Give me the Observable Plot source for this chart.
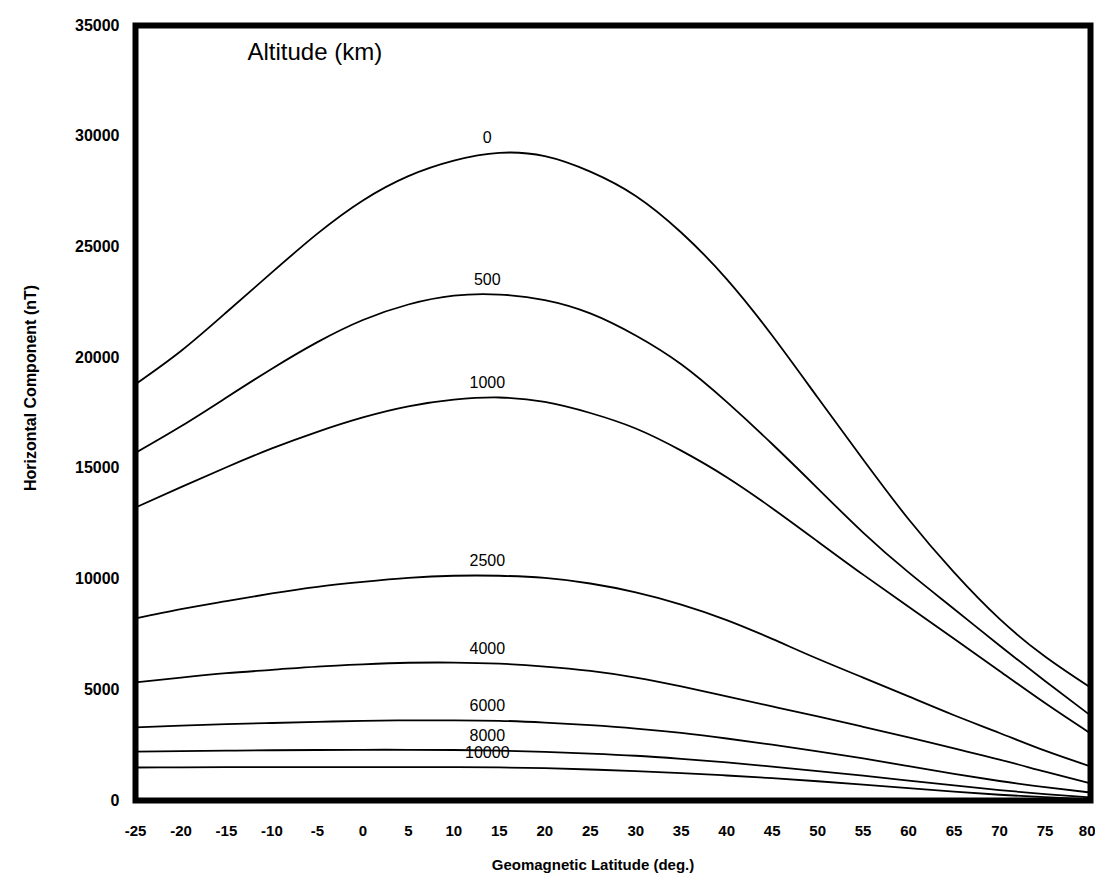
<!DOCTYPE html>
<html>
<head>
<meta charset="utf-8">
<script src="https://cdn.jsdelivr.net/npm/d3@7"></script>
<script src="https://cdn.jsdelivr.net/npm/@observablehq/plot@0.6"></script>
<style>
  html, body { margin: 0; padding: 0; background: #fff; }
  #chart svg { display: block; }
</style>
</head>
<body>
<div id="chart"></div>
<script>
// Geomagnetic latitude (deg.)
const latitudes = [-25,-20,-15,-10,-5,0,5,10,15,20,25,30,35,40,45,50,55,60,65,70,75,80];

// Horizontal component (nT) per altitude (km)
const alt0     = [18800,20300,22050,23850,25600,27100,28200,28900,29250,29100,28400,27300,25650,23550,21000,18200,15400,12700,10300,8200,6500,5100];
const alt500   = [15700,16900,18200,19500,20700,21700,22400,22800,22850,22600,22000,21000,19700,18000,16100,14100,12100,10300,8650,7000,5400,3840];
const alt1000  = [13230,14150,15050,15900,16650,17300,17800,18100,18200,18000,17500,16800,15800,14600,13200,11700,10200,8750,7300,5850,4400,3030];
const alt2500  = [8220,8640,9000,9350,9650,9870,10050,10150,10150,10050,9800,9400,8850,8150,7300,6400,5550,4700,3850,3050,2250,1540];
const alt4000  = [5330,5550,5750,5900,6050,6150,6220,6230,6180,6050,5850,5550,5150,4700,4250,3800,3330,2850,2350,1850,1300,770];
const alt6000  = [3300,3380,3450,3500,3550,3600,3620,3620,3600,3520,3400,3250,3050,2800,2520,2220,1900,1550,1200,880,600,360];
const alt8000  = [2210,2230,2250,2270,2280,2290,2290,2280,2250,2200,2120,2020,1880,1720,1530,1330,1120,900,680,470,290,140];
const alt10000 = [1490,1500,1505,1510,1510,1510,1510,1505,1495,1460,1400,1330,1240,1130,1010,870,720,560,400,260,150,60];

const altitudes = ["0","500","1000","2500","4000","6000","8000","10000"];
const seriesValues = [alt0, alt500, alt1000, alt2500, alt4000, alt6000, alt8000, alt10000];

// Tick labels
const xTicks = [-25,-20,-15,-10,-5,0,5,10,15,20,25,30,35,40,45,50,55,60,65,70,75,80];
const yTicks = [0,5000,10000,15000,20000,25000,30000,35000];

// Curve label latitude
const labelLat = 15;

const rows = [];
altitudes.forEach((a, i) => {
  latitudes.forEach((lat, j) => rows.push({altitude: a, lat, H: seriesValues[i][j]}));
});
const labelRows = altitudes.map((a, i) => ({
  altitude: a,
  lat: labelLat,
  H: seriesValues[i][latitudes.indexOf(labelLat)]
}));

const font = "'Liberation Sans', Arial, sans-serif";
const lastTick = xTicks[xTicks.length - 1];

const chart = Plot.plot({
  width: 1095,
  height: 892,
  marginLeft: 135,
  marginRight: 5,
  marginTop: 25,
  marginBottom: 92,
  style: {fontFamily: font, background: "#fff", color: "#000"},
  x: {domain: [-25, 80], label: null},
  y: {domain: [0, 35000], label: null},
  marks: [
    Plot.axisX({ticks: xTicks.slice(0, -1), tickSize: 0, tickPadding: 25, tickFormat: d => String(d),
      fontSize: 15, fontWeight: "bold", style: "letter-spacing:2px"}),
    Plot.axisX({ticks: [lastTick], tickSize: 0, tickPadding: 25, tickFormat: d => String(d), textAnchor: "end", dx: 5,
      fontSize: 15, fontWeight: "bold", style: "letter-spacing:2px"}),
    Plot.axisY({ticks: yTicks, tickSize: 0, tickPadding: 16, tickFormat: d => String(d),
      fontSize: 16, fontWeight: "bold", style: "letter-spacing:2px"}),
    Plot.line(rows, {x: "lat", y: "H", z: "altitude", stroke: "#000", strokeWidth: 1.8, curve: "natural"}),
    Plot.text(labelRows, {x: "lat", y: "H", text: "altitude", dy: -15, dx: -12, fontSize: 16, fill: "#000", style: "letter-spacing:1.5px"}),
    Plot.frame({stroke: "#000", strokeWidth: 6}),
    Plot.text(["Altitude (km)"], {frameAnchor: "top-left", dx: 112, dy: 27, textAnchor: "start", lineAnchor: "middle", fontSize: 24, fill: "#000"}),
    Plot.text(["Geomagnetic Latitude (deg.)"], {frameAnchor: "bottom", dx: -20, dy: 65, textAnchor: "middle", lineAnchor: "middle", fontSize: 15, fontWeight: "bold", fill: "#000", style: "letter-spacing:2.5px"}),
    Plot.text(["Horizontal Component (nT)"], {frameAnchor: "left", rotate: -90, dx: -105, dy: -25, textAnchor: "middle", lineAnchor: "middle", fontSize: 16, fontWeight: "bold", fill: "#000", style: "letter-spacing:2.5px"})
  ]
});
document.getElementById("chart").appendChild(chart);
</script>
</body>
</html>
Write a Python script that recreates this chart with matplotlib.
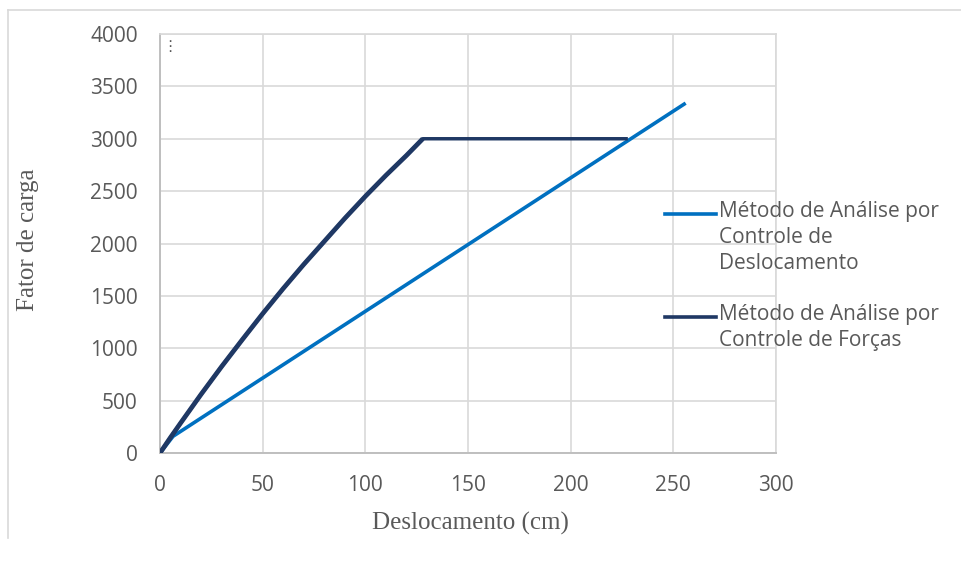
import matplotlib
matplotlib.use("Agg")
import matplotlib.pyplot as plt
from matplotlib.lines import Line2D

# ---- data ----
disp_x = [0, 6.4, 256]
disp_y = [0, 160, 3340]

force_x = [0, 5, 10, 20, 30, 40, 50, 60, 70, 80, 90, 100, 110, 120, 128, 227]
force_y = [0, 145, 285, 560, 825, 1080, 1330, 1570, 1800, 2020, 2240, 2450, 2650, 2840, 3000, 3000]

x_ticks = [0, 50, 100, 150, 200, 250, 300]
y_ticks = [0, 500, 1000, 1500, 2000, 2500, 3000, 3500, 4000]

label_disp = "Método de Análise por\nControle de\nDeslocamento"
label_force = "Método de Análise por\nControle de Forças"

c_disp = "#0070C0"
c_force = "#1F3864"
grid_c = "#D9D9D9"
text_c = "#595959"

W, H = 961, 574
fig = plt.figure(figsize=(W / 100, H / 100), dpi=100)
L, R, B, T = 160, 776, 453, 34
ax = fig.add_axes([L / W, (H - B) / H, (R - L) / W, (B - T) / H])

ax.plot(disp_x, disp_y, color=c_disp, lw=2.6, solid_capstyle="butt", zorder=3)
ax.plot(force_x, force_y, color=c_force, lw=2.5, solid_joinstyle="round", zorder=4)
# the densely sampled loading branch renders heavier in the reference
ax.plot(force_x[:15], force_y[:15], color=c_force, lw=3.4, solid_joinstyle="round",
        solid_capstyle="butt", zorder=4)

ax.set_xlim(0, 300)
ax.set_ylim(0, 4000)
ax.set_xticks(x_ticks)
ax.set_yticks(y_ticks)
ax.grid(True, color=grid_c, lw=1.2, zorder=0)
ax.tick_params(length=0, labelsize=15, labelcolor=text_c, pad=0)
for lab in ax.get_xticklabels() + ax.get_yticklabels():
    lab.set_family("Open Sans")
ax.tick_params(axis="y", pad=16)
ax.tick_params(axis="x", pad=16)
for s in ["top", "right"]:
    ax.spines[s].set_color(grid_c)
    ax.spines[s].set_linewidth(1.2)
for s in ["left", "bottom"]:
    ax.spines[s].set_color("#BFBFBF")
    ax.spines[s].set_linewidth(1.4)

fig.text(470 / W, 1 - 523 / H, "Deslocamento (cm)", ha="center", va="center",
         fontsize=18, family="Liberation Serif", color=text_c)
fig.text(28 / W, 1 - 240 / H, "Fator de carga", ha="center", va="center",
         rotation=90, fontsize=18, family="Liberation Serif", color=text_c)

# legend drawn manually (handle aligned with first line)
def legend_entry(y_px, color, text):
    fig.add_artist(Line2D([665 / W, 716 / W], [1 - y_px / H, 1 - y_px / H],
                          color=color, lw=2.6, transform=fig.transFigure))
    fig.text(719 / W, 1 - (y_px - 13) / H, text, ha="left", va="top",
             fontsize=15, family="Open Sans", color=text_c, linespacing=1.3)

legend_entry(214, c_disp, label_disp)
legend_entry(317, c_force, label_force)

# chart area border and menu dots
fig.add_artist(Line2D([8 / W, 1], [1 - 10 / H, 1 - 10 / H], color=grid_c, lw=1.2,
                      transform=fig.transFigure))
fig.add_artist(Line2D([8 / W, 8 / W], [1 - 10 / H, 1 - 538 / H], color=grid_c, lw=1.2,
                      transform=fig.transFigure))
fig.text(170 / W, 1 - 47 / H, "⋮", ha="center", va="center", fontsize=11,
         family="DejaVu Sans", color="#595959")

fig.savefig("out.png", dpi=100)
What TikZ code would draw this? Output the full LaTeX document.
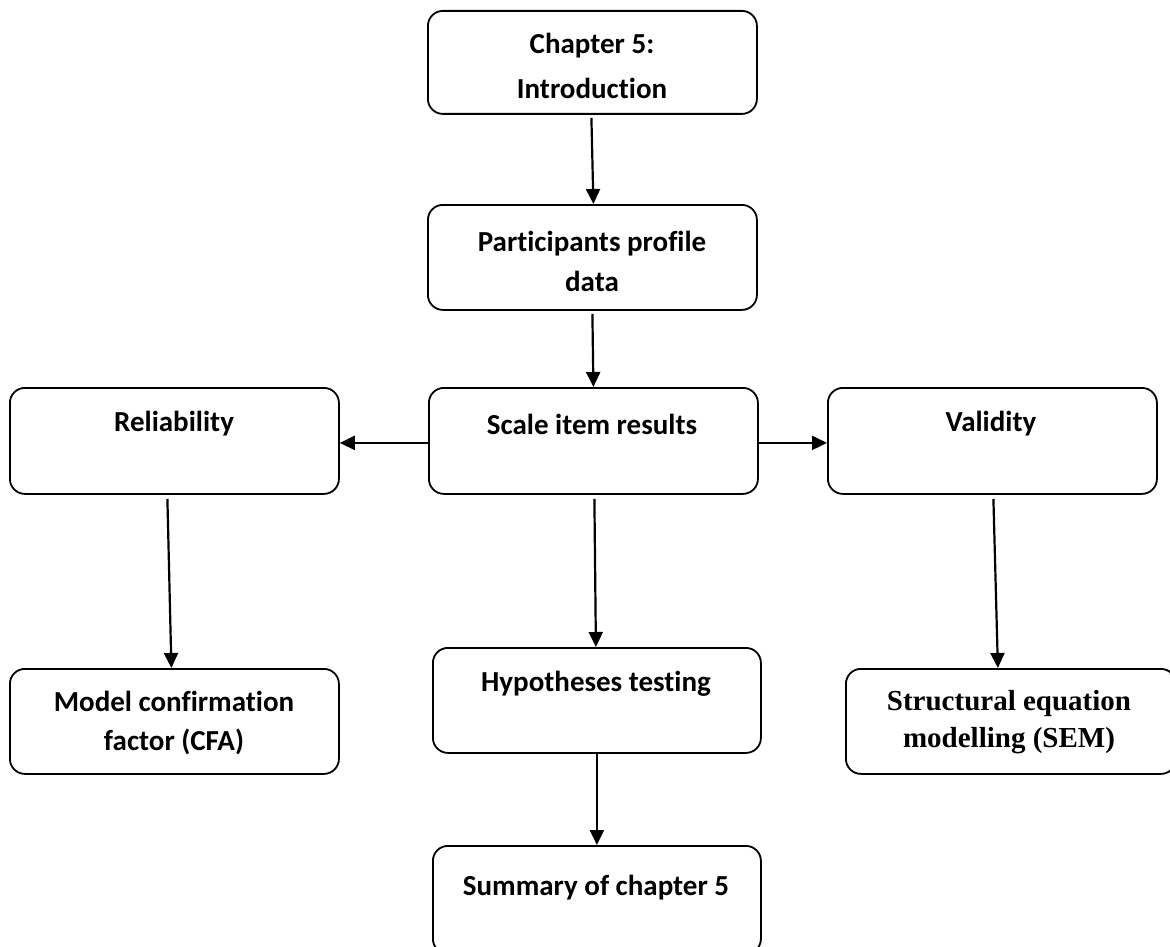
\documentclass[tikz,border=0pt]{standalone}
\usepackage{fontspec}
\setmainfont{Carlito}[Ligatures={NoCommon}]
\newfontfamily\serifbold{Liberation Serif}
\usetikzlibrary{arrows.meta}
\begin{document}
\begin{tikzpicture}[x=1pt,y=-1pt,
  box/.style={draw=black, line width=1.8pt, rounded corners=15pt, inner sep=0pt, anchor=north west},
  txt/.style={font=\fontsize{29}{40}\selectfont\bfseries, align=center, inner sep=0pt},
  flow/.style={line width=2.2pt, -{Triangle[length=15pt,width=14pt]}}]
  \useasboundingbox (0,0) rectangle (1170,947);

  % boxes, placed by their top-left corners
  \node[box, minimum width=329pt, minimum height=103pt] (intro) at (427,10) {};
  \node[box, minimum width=329pt, minimum height=105pt] (prof)  at (427,204) {};
  \node[box, minimum width=329pt, minimum height=106pt] (rel)   at (9,387) {};
  \node[box, minimum width=329pt, minimum height=106pt] (scale) at (428,387) {};
  \node[box, minimum width=329pt, minimum height=106pt] (val)   at (827,387) {};
  \node[box, minimum width=329pt, minimum height=105pt] (cfa)   at (9,668) {};
  \node[box, minimum width=328pt, minimum height=105pt] (hyp)   at (432,647) {};
  \node[box, minimum width=330pt, minimum height=105pt] (sem)   at (845,668) {};
  \node[box, minimum width=328pt, minimum height=108pt] (summ)  at (432,845) {};

  % box texts
  \node[txt, font=\fontsize{29}{45}\selectfont\bfseries] (introT) at (592,66) {Chapter 5:\\Introduction};
  \node[txt] (profT)  at (592,261) {Participants profile\\data};
  \node[txt] (relT)   at (174,424) {Reliability};
  \node[txt] (scaleT) at (592,424) {Scale item results};
  \node[txt] (valT)   at (991,424) {Validity};
  \node[txt, font=\fontsize{29}{39}\selectfont\bfseries] (cfaT) at (174,723) {Model confirmation\\factor (CFA)};
  \node[txt] (hypT)   at (596,684) {Hypotheses testing};
  \node[txt, font=\fontsize{29}{37}\selectfont\serifbold\bfseries] (semT) at (1009,722) {Structural equation\\modelling (SEM)};
  \node[txt] (summT)  at (596,888) {Summary of chapter 5};

  % connectors
  \draw[flow] ([xshift=-1pt,yshift=-3pt]intro.south) -- ([xshift=1pt]prof.north);
  \draw[flow] ([yshift=-3pt]prof.south) -- (scale.north);
  \draw[flow] ([yshift=-2pt]scale.west) -- ([yshift=-2pt]rel.east);
  \draw[flow] ([yshift=-2pt]scale.east) -- ([yshift=-2pt]val.west);
  \draw[flow] ([xshift=-7pt,yshift=-4pt]rel.south) -- ([xshift=-3pt]cfa.north);
  \draw[flow] ([xshift=1pt,yshift=-4pt]scale.south) -- ([xshift=-1pt]hyp.north);
  \draw[flow] ([xshift=1pt,yshift=-4pt]val.south) -- ([xshift=-13pt]sem.north);
  \draw[flow] (hyp.south) -- (summ.north);
\end{tikzpicture}
\end{document}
# # # #
Work required: Copy out exactly the material that runs from the line with "What TikZ code" to the line with "(0,0) rectangle (1170,947);", ends included, and leave the pictures behind.

Exercise result:
What TikZ code would draw this? Output the full LaTeX document.
\documentclass[tikz,border=0pt]{standalone}
\usepackage{fontspec}
\setmainfont{Carlito}[Ligatures={NoCommon}]
\newfontfamily\serifbold{Liberation Serif}
\usetikzlibrary{arrows.meta}
\begin{document}
\begin{tikzpicture}[x=1pt,y=-1pt,
  box/.style={draw=black, line width=1.8pt, rounded corners=15pt, inner sep=0pt, anchor=north west},
  txt/.style={font=\fontsize{29}{40}\selectfont\bfseries, align=center, inner sep=0pt},
  flow/.style={line width=2.2pt, -{Triangle[length=15pt,width=14pt]}}]
  \useasboundingbox (0,0) rectangle (1170,947);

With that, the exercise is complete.